Как мы видели на этом примере, государство использовало коммунальные квартиры не только как практическую необходимость в условиях нехватки жилья, но и как инструмент социального контроля, помещая людей разных социальных классов и бытовых навыков (от языковых до гигиенических) в одном пространстве и вынуждая их делить с соседями кухню, уборную и ванную, а также используя – или потенциально используя – соседей для доносительства. Нет свидетельств тому, была ли пролетарская соседка А осведомителем НКВД, но и возможности было достаточно. Сама А (невзирая на то, что ее связывали эмоциональные узы с детьми новой соседки) верила, что та доносила на нее, и, более того, чувствовала себя под наблюдением, и это держало ее в постоянном напряжении и страхе. При этом между А и этой соседкой существовали и остаточные отношения иного типа – соседка (жена сына бывшей служанки), хотя и нерегулярно, оказывала услуги, которые прежде поставлялись именно жившей в доме служанкой, а А взяла на себя заботы по образованию ее детей. (Заметим, что, несмотря на бедность, А, не будучи привычной к бытовой самостоятельности, продолжала пользоваться прислугой.) Однако соседка не считала себя прислугой и, более того, утверждала свое превосходство как представителя правящего класса – пролетариата. В результате их отношения были произвольными – так, та могла прекратить кормить А обедами, продолжая жить в той же квартире. В прежние годы у прислуги такой возможности не было.
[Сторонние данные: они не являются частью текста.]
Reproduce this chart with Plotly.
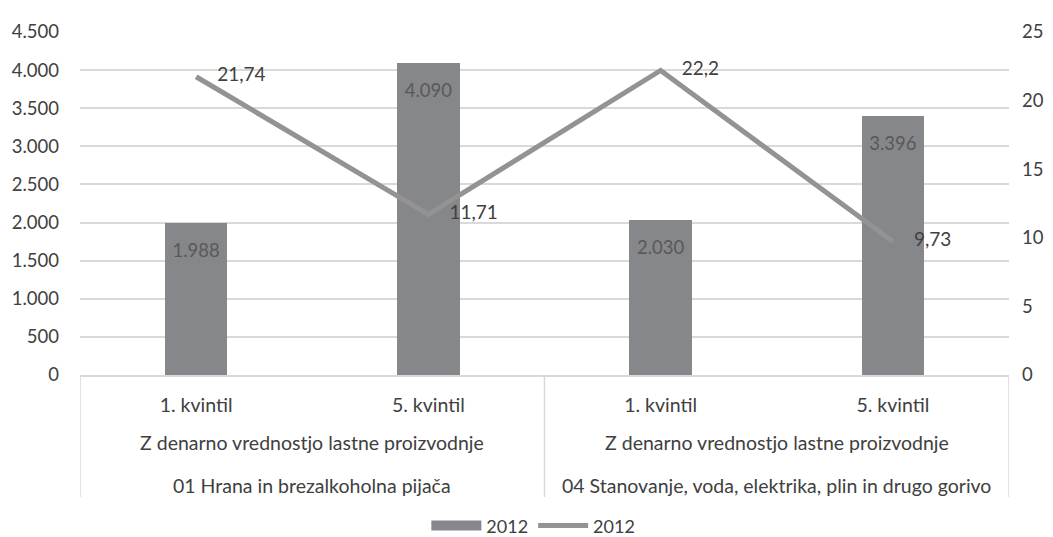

Обстановка коммунальной квартиры лишала ее обитателей приватности, открывая для глаза, уха и обоняния подробности семейной и индивидуальной жизни. Однако эта обстановка также способствовала созданию интимности, включая и интимность, которая преодолевала классовые разделы и различия в бытовых привычках.
В данном случае мы видели и преднамеренные, и непреднамеренные последствия советской семейной политики и жилищного режима. Так, коммунальная квартира изменила характер отношений между бывшими супругами. В самом деле, было ли их затянувшееся сожительство результатом выбора (подсказанного «декадентскими» брачными практиками) или необходимостью, вызванной нехваткой жилой площади? Мы видели, что и самим участникам, и наблюдателям это не было ясным. Новый жилищный режим создал ситуацию институциализованной амбивалентности. Трудно было определить, кто был членом семьи, а кто домочадцем или соседом по коммунальной квартире, кто кому кем приходился и что члены семьи и домочадцы чувствовали по отношению друг к другу.